I strolled through the park unhurriedly. Flowers bloomed in the lovely spring air. Spring was just a season. Mother loved spring; she said it was the season of re-birth. I preferred winter. The cold, Melbourne air that pierced my skin was somewhat close to the temperature I felt all of the time. I picked up a red rose. Its thorny stem pricked my fingers. I sighed, no matter how pretty it was every rose still has its thorns. Roses are overrated too. They shouldn’t seem like a symbol of romance. Mother’s favourite flower was the cherry blossom. We planted a special cherry blossom tree, from Japan, in our backyard. Mother, sister dearest and I used to look after the tree and have picnics when father got home from work. There’s no more of that now. The tree died, not long after mother, due to the fact we abandoned it. It was forgotten and wilted to a bare stump in the earth.
I, unfortunately, arrived home. I turned my key in the key hole and shuffled into the house. I could hear father drinking and gambling again. We used to all share the computer but now its sole purpose is for gambling.
“Come here you stupid bitch!” Father shouted. I winced; father was going to beat me again. I cautiously stepped into the room he was in. Father slapped my face hard. He raised his beer bottle and swung it at me. Broken glass shattered everywhere and cut into my face. He punched and abused me until I lay writhing in agony on the floor.
“Go die in a hole.”He spat and lashed out a sting of various curse words before marching to the pub. A thought of death crossed my mind.
“Look at me, Echo. Why would you even consider such a thing?” Shiiro asked me.
“I want to join mother in wherever we go when we die,” I replied, getting up from the floor. Kuro looked at me with a look of apprehension on his face. They would probably miss me. The only people who would care would be: sister dearest, Shiiro, Kuro and nobody else. Everybody else won’t care; they would get over it anyway. Poor sister dearest, she’ll be left alone but it would be okay. Sister dearest was eighteen, which was six years older than me. She had the opportunity to leave and start fresh someplace else. Sister dearest chose what went on mother’s gravestone. It said ‘A dear mother to Alice and Echo, a beloved wife, and a missed soul. RIP’. I hoped sister dearest would write my gravestone too, she would think of something special and creative.
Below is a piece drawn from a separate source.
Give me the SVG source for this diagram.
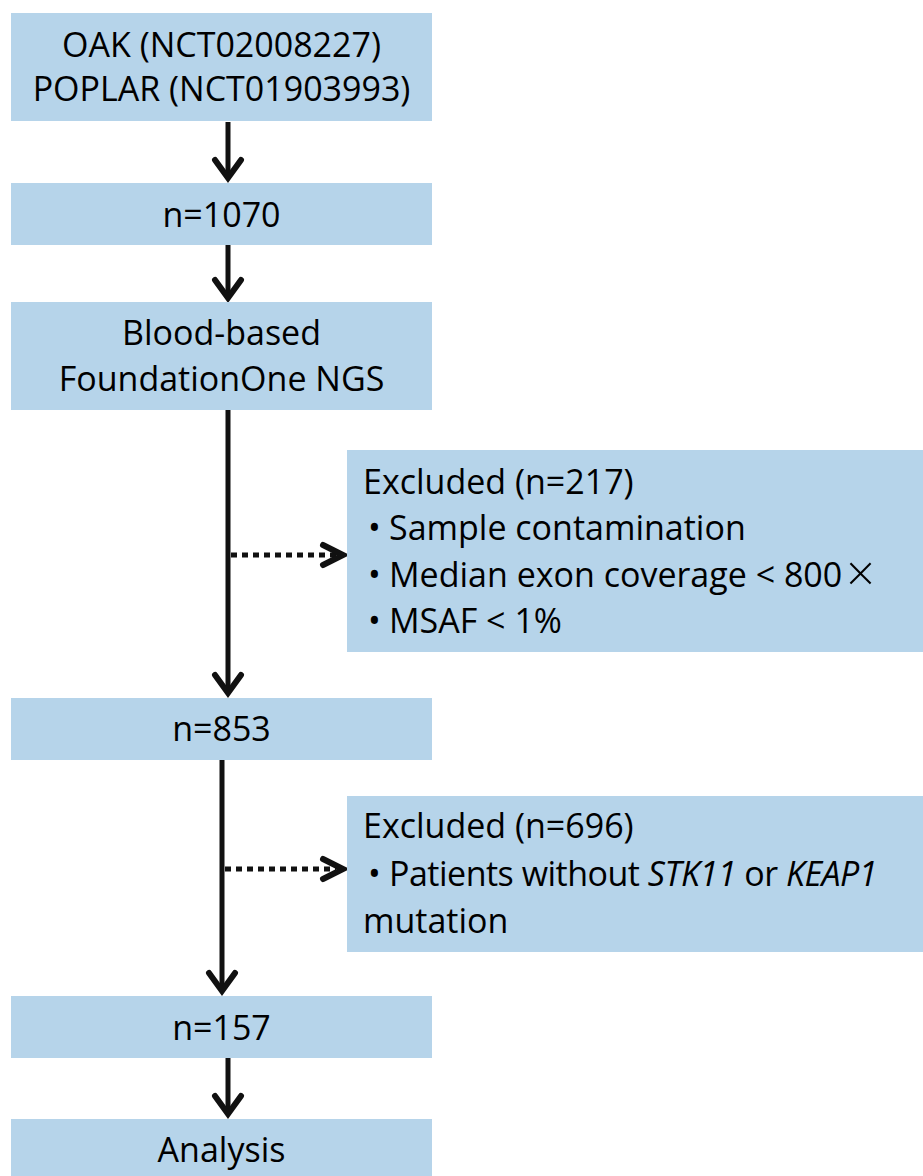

I contemplated how I would die. There were so many ways to commit suicide. The house wasn’t too high so I couldn’t jump off the roof. I decided I would cut and hang myself. I crawled into the kitchen and took a butcher knife and a rope. I was surprised at the items found in our house, momentarily, but I remembered what I was going to do. I needed to be quick if I wanted to die. Sister dearest would try and revive me. But I wanted the peace of death. I stood on a stool and tied the rope in a hangman’s noose. I slashed the knife at my wrist until it was sore. Blood poured out of the oped wound. I slashed the other wrist. It felt euphoric. I was finally going to die. I stepped on the stool again. I put my head into the loop I made and kicked the stool away. I choked and fell into the darkness. My life flashed before my eyes and a blinding light obstructed my view. I saw mother standing next to me. She opened her arms and embraced me. I finally felt peace.